Chapter 7: VisionFeaturePrint_Screen

VisionFeaturePrint_Screen is a feature extractor model provided by Apple, primarily used in Create ML and Core ML for image classification and other vision-related machine learning tasks.

It is a pre-trained deep learning model optimized for extracting high-level features from images. Instead of training an image classifier from scratch, developers can use VisionFeaturePrint_Screen to generate a feature representation of an image.

These features can then be used in tasks like:

  • Image classification

  • Object detection

  • Similarity search (e.g., finding visually similar images)

  • Content-based image retrieval

This model takes an input image and processes it through a deep neural network.
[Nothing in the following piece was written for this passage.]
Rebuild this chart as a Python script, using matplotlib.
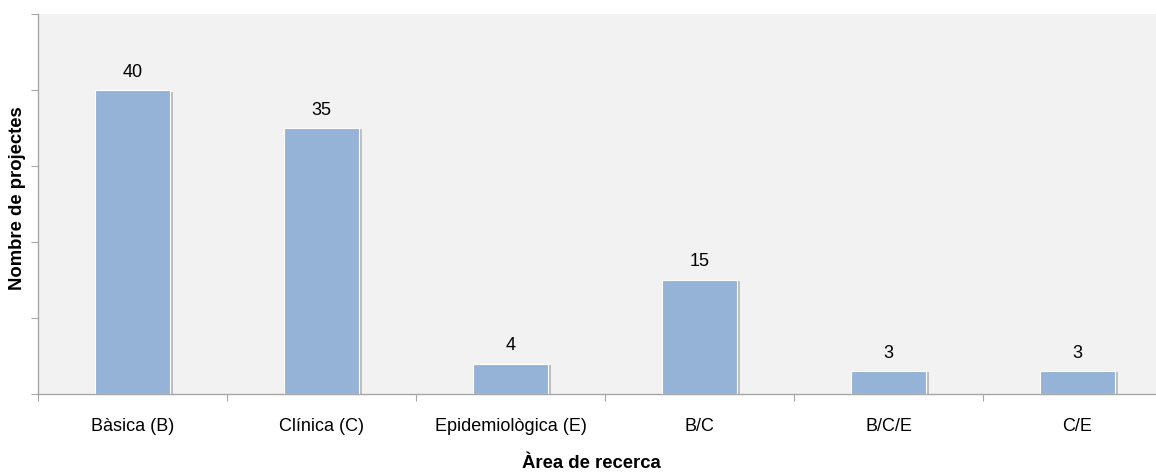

It transforms images into numerical vectors (feature embeddings) that represent essential visual patterns. These embeddings are then used as input for a classifier, such as logistic regression or decision trees, to make predictions.

Why Use VisionFeaturePrint_Screen?

This model is pre-trained & optimized for Apple devices, reducing training time. It works efficiently on-device, ensuring fast inference and privacy (no need to send images to a server). It improves accuracy by leveraging Apple’s state-of-the-art image recognition models.

When training an image classifier in Create ML, we can select VisionFeaturePrint_Screen as the feature extractor. This allows our model to learn patterns from images more efficiently without requiring massive amounts of training data.

Training Dataset for VisionFeaturePrint_Screen

The VisionFeaturePrint_Screen model is trained on a large-scale dataset of diverse images, including natural scenes, objects, textures, and various image categories. Apple has not publicly disclosed the exact dataset used, but it is likely based on a combination of:

  • Common objects (e.g., everyday items, animals, buildings, vehicles)

  • Natural scenes (e.g., landscapes, indoor and outdoor environments)

  • Textures and patterns (e.g., fabrics, materials, abstract textures)

  • Faces and human-related features (potentially for facial recognition tasks)

Since VisionFeaturePrint_Screen is a feature extractor, it doesn’t classify images directly. Instead, it produces feature embeddings that represent an image’s visual characteristics, which can then be used for classification, similarity search, and other tasks.

Conclusion

In this chapter, we learned about the VisionFeaturePrint_Screen model, which is used for feature extraction in image-based model training within Create ML and Core ML.